• Set task: Produce a word-for-word copy of the listing below without its pictures.
___ Information provided
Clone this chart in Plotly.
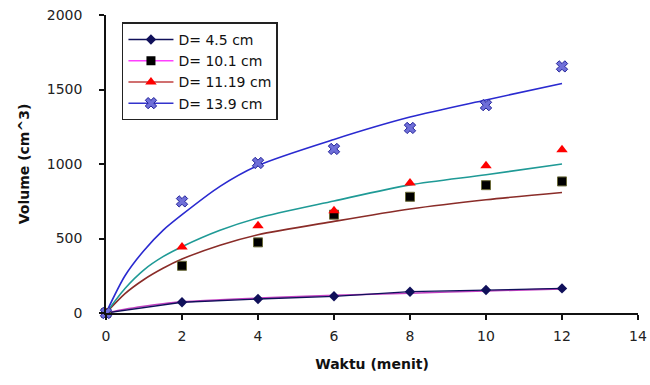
import plotly.graph_objects as go

# ---- data ----
waktu = [0, 2, 4, 6, 8, 10, 12]
series_names = ["D= 4.5 cm", "D= 10.1 cm", "D= 11.19 cm", "D= 13.9 cm"]
vol_d45 = [0, 72, 94, 112, 143, 154, 165]
vol_d101 = [0, 317, 474, 660, 780, 858, 883]
vol_d1119 = [0, 443, 586, 687, 872, 989, 1096]
vol_d139 = [0, 749, 1007, 1101, 1242, 1395, 1655]

# trend curves
trend_x = [0, 0.5, 1, 1.5, 2, 3, 4, 6, 8, 10, 12]
trend_d45 = [0, 25, 45, 62, 75, 88, 100, 118, 133, 148, 162]
trend_d101 = [0, 130, 225, 300, 362, 455, 525, 615, 698, 760, 809]
trend_d1119 = [0, 165, 290, 378, 445, 555, 638, 752, 860, 928, 1000]
trend_d139 = [0, 250, 420, 555, 660, 850, 990, 1165, 1315, 1430, 1540]

x_ticks = [0, 2, 4, 6, 8, 10, 12, 14]
y_ticks = [0, 500, 1000, 1500, 2000]

FONT = "DejaVu Sans, Arial, sans-serif"

fig = go.Figure()

# trend curves
for ys, col in [(trend_d45, "#c040c0"), (trend_d101, "#8a2c28"),
                (trend_d1119, "#1f9a96"), (trend_d139, "#2a2ad0")]:
    fig.add_trace(go.Scatter(x=trend_x, y=ys, mode="lines",
                             line=dict(color=col, width=1.6, shape="spline", smoothing=0.8),
                             showlegend=False, hoverinfo="skip", cliponaxis=False))

# series markers
fig.add_trace(go.Scatter(x=waktu, y=vol_d45, mode="lines+markers",
                         line=dict(color="#10105a", width=1.3),
                         marker=dict(symbol="diamond", size=8, color="#10105a"),
                         showlegend=False, cliponaxis=False))
fig.add_trace(go.Scatter(x=waktu, y=vol_d101, mode="markers",
                         marker=dict(symbol="square", size=9, color="#000000",
                                     line=dict(color="#6b6b3a", width=1)),
                         showlegend=False, cliponaxis=False))
fig.add_trace(go.Scatter(x=waktu, y=vol_d1119, mode="markers",
                         marker=dict(symbol="triangle-up", size=10, color="#ff0000"),
                         showlegend=False, cliponaxis=False))
fig.add_trace(go.Scatter(x=waktu, y=vol_d139, mode="markers",
                         marker=dict(symbol="x", size=10, color="#6f6fd8",
                                     line=dict(color="#22229a", width=1)),
                         showlegend=False, cliponaxis=False))

# legend entries (legend-only, no data)
leg_styles = [
    dict(line=dict(color="#10105a", width=1.5), marker=dict(symbol="diamond", size=8, color="#10105a")),
    dict(line=dict(color="#ff40ff", width=1.5), marker=dict(symbol="square", size=9, color="#000000")),
    dict(line=dict(color="#c04040", width=1.5), marker=dict(symbol="triangle-up", size=10, color="#ff0000")),
    dict(line=dict(color="#3333cc", width=1.5), marker=dict(symbol="x", size=10, color="#6f6fd8",
                                                            line=dict(color="#22229a", width=1))),
]
for name, st in zip(series_names, leg_styles):
    fig.add_trace(go.Scatter(x=[None], y=[None], mode="lines+markers", name=name, **st))

fig.update_layout(
    width=650, height=385,
    margin=dict(l=106, r=12, t=15, b=72),
    paper_bgcolor="white", plot_bgcolor="white",
    font=dict(family=FONT, size=14, color="#222222"),
    showlegend=True,
    legend=dict(x=0.03, y=0.975, xanchor="left", yanchor="top",
                bgcolor="white", bordercolor="#222222", borderwidth=1.5,
                font=dict(family=FONT, size=14, color="#111111"),
                tracegroupgap=0, itemwidth=45),
    xaxis=dict(range=[0, 14], tickvals=x_ticks, showgrid=False, zeroline=False,
               automargin=False, ticklabeloverflow="allow",
               showline=True, linecolor="#111111", linewidth=1.5,
               ticks="outside", ticklen=5, tickcolor="#111111", tickwidth=1.5,
               tickfont=dict(size=14, color="#222222"), ticklabelstandoff=4,
               title=dict(text="<b>Waktu (menit)</b>", font=dict(size=14, color="#111111"), standoff=17)),
    yaxis=dict(range=[0, 2000], tickvals=y_ticks, showgrid=False, zeroline=False,
               automargin=False, ticklabeloverflow="allow",
               showline=True, linecolor="#111111", linewidth=1.5,
               ticks="outside", ticklen=5, tickcolor="#111111", tickwidth=1.5,
               tickfont=dict(size=14, color="#222222"), ticklabelstandoff=14,
               title=dict(text="<b>Volume (cm^3)</b>", font=dict(size=14, color="#111111"), standoff=14)),
)

# remove the default 8px page margin so the figure sits at the window's corner
fig.write_html("out.html", config={"displayModeBar": False},
               post_script="document.body.style.margin='0';document.body.style.overflow='hidden';")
______
• Correct answer:
Clone this chart in Plotly.
import plotly.graph_objects as go

# ---- data ----
waktu = [0, 2, 4, 6, 8, 10, 12]
series_names = ["D= 4.5 cm", "D= 10.1 cm", "D= 11.19 cm", "D= 13.9 cm"]
vol_d45 = [0, 72, 94, 112, 143, 154, 165]
vol_d101 = [0, 317, 474, 660, 780, 858, 883]
vol_d1119 = [0, 443, 586, 687, 872, 989, 1096]
vol_d139 = [0, 749, 1007, 1101, 1242, 1395, 1655]

# trend curves
trend_x = [0, 0.5, 1, 1.5, 2, 3, 4, 6, 8, 10, 12]
trend_d45 = [0, 25, 45, 62, 75, 88, 100, 118, 133, 148, 162]
trend_d101 = [0, 130, 225, 300, 362, 455, 525, 615, 698, 760, 809]
trend_d1119 = [0, 165, 290, 378, 445, 555, 638, 752, 860, 928, 1000]
trend_d139 = [0, 250, 420, 555, 660, 850, 990, 1165, 1315, 1430, 1540]

x_ticks = [0, 2, 4, 6, 8, 10, 12, 14]
y_ticks = [0, 500, 1000, 1500, 2000]

FONT = "DejaVu Sans, Arial, sans-serif"

fig = go.Figure()

# trend curves
for ys, col in [(trend_d45, "#c040c0"), (trend_d101, "#8a2c28"),
                (trend_d1119, "#1f9a96"), (trend_d139, "#2a2ad0")]:
    fig.add_trace(go.Scatter(x=trend_x, y=ys, mode="lines",
                             line=dict(color=col, width=1.6, shape="spline", smoothing=0.8),
                             showlegend=False, hoverinfo="skip", cliponaxis=False))

# series markers
fig.add_trace(go.Scatter(x=waktu, y=vol_d45, mode="lines+markers",
                         line=dict(color="#10105a", width=1.3),
                         marker=dict(symbol="diamond", size=8, color="#10105a"),
                         showlegend=False, cliponaxis=False))
fig.add_trace(go.Scatter(x=waktu, y=vol_d101, mode="markers",
                         marker=dict(symbol="square", size=9, color="#000000",
                                     line=dict(color="#6b6b3a", width=1)),
                         showlegend=False, cliponaxis=False))
fig.add_trace(go.Scatter(x=waktu, y=vol_d1119, mode="markers",
                         marker=dict(symbol="triangle-up", size=10, color="#ff0000"),
                         showlegend=False, cliponaxis=False))
fig.add_trace(go.Scatter(x=waktu, y=vol_d139, mode="markers",
                         marker=dict(symbol="x", size=10, color="#6f6fd8",
                                     line=dict(color="#22229a", width=1)),
                         showlegend=False, cliponaxis=False))

# legend entries (legend-only, no data)
leg_styles = [
    dict(line=dict(color="#10105a", width=1.5), marker=dict(symbol="diamond", size=8, color="#10105a")),
    dict(line=dict(color="#ff40ff", width=1.5), marker=dict(symbol="square", size=9, color="#000000")),
    dict(line=dict(color="#c04040", width=1.5), marker=dict(symbol="triangle-up", size=10, color="#ff0000")),
    dict(line=dict(color="#3333cc", width=1.5), marker=dict(symbol="x", size=10, color="#6f6fd8",
                                                            line=dict(color="#22229a", width=1))),
]
for name, st in zip(series_names, leg_styles):
    fig.add_trace(go.Scatter(x=[None], y=[None], mode="lines+markers", name=name, **st))

fig.update_layout(
    width=650, height=385,
    margin=dict(l=106, r=12, t=15, b=72),
    paper_bgcolor="white", plot_bgcolor="white",
    font=dict(family=FONT, size=14, color="#222222"),
    showlegend=True,
    legend=dict(x=0.03, y=0.975, xanchor="left", yanchor="top",
                bgcolor="white", bordercolor="#222222", borderwidth=1.5,
                font=dict(family=FONT, size=14, color="#111111"),
                tracegroupgap=0, itemwidth=45),
    xaxis=dict(range=[0, 14], tickvals=x_ticks, showgrid=False, zeroline=False,
               automargin=False, ticklabeloverflow="allow",
               showline=True, linecolor="#111111", linewidth=1.5,
               ticks="outside", ticklen=5, tickcolor="#111111", tickwidth=1.5,
               tickfont=dict(size=14, color="#222222"), ticklabelstandoff=4,
               title=dict(text="<b>Waktu (menit)</b>", font=dict(size=14, color="#111111"), standoff=17)),
    yaxis=dict(range=[0, 2000], tickvals=y_ticks, showgrid=False, zeroline=False,
               automargin=False, ticklabeloverflow="allow",
               showline=True, linecolor="#111111", linewidth=1.5,
               ticks="outside", ticklen=5, tickcolor="#111111", tickwidth=1.5,
               tickfont=dict(size=14, color="#222222"), ticklabelstandoff=14,
               title=dict(text="<b>Volume (cm^3)</b>", font=dict(size=14, color="#111111"), standoff=14)),
)

# remove the default 8px page margin so the figure sits at the window's corner
fig.write_html("out.html", config={"displayModeBar": False},
               post_script="document.body.style.margin='0';document.body.style.overflow='hidden';")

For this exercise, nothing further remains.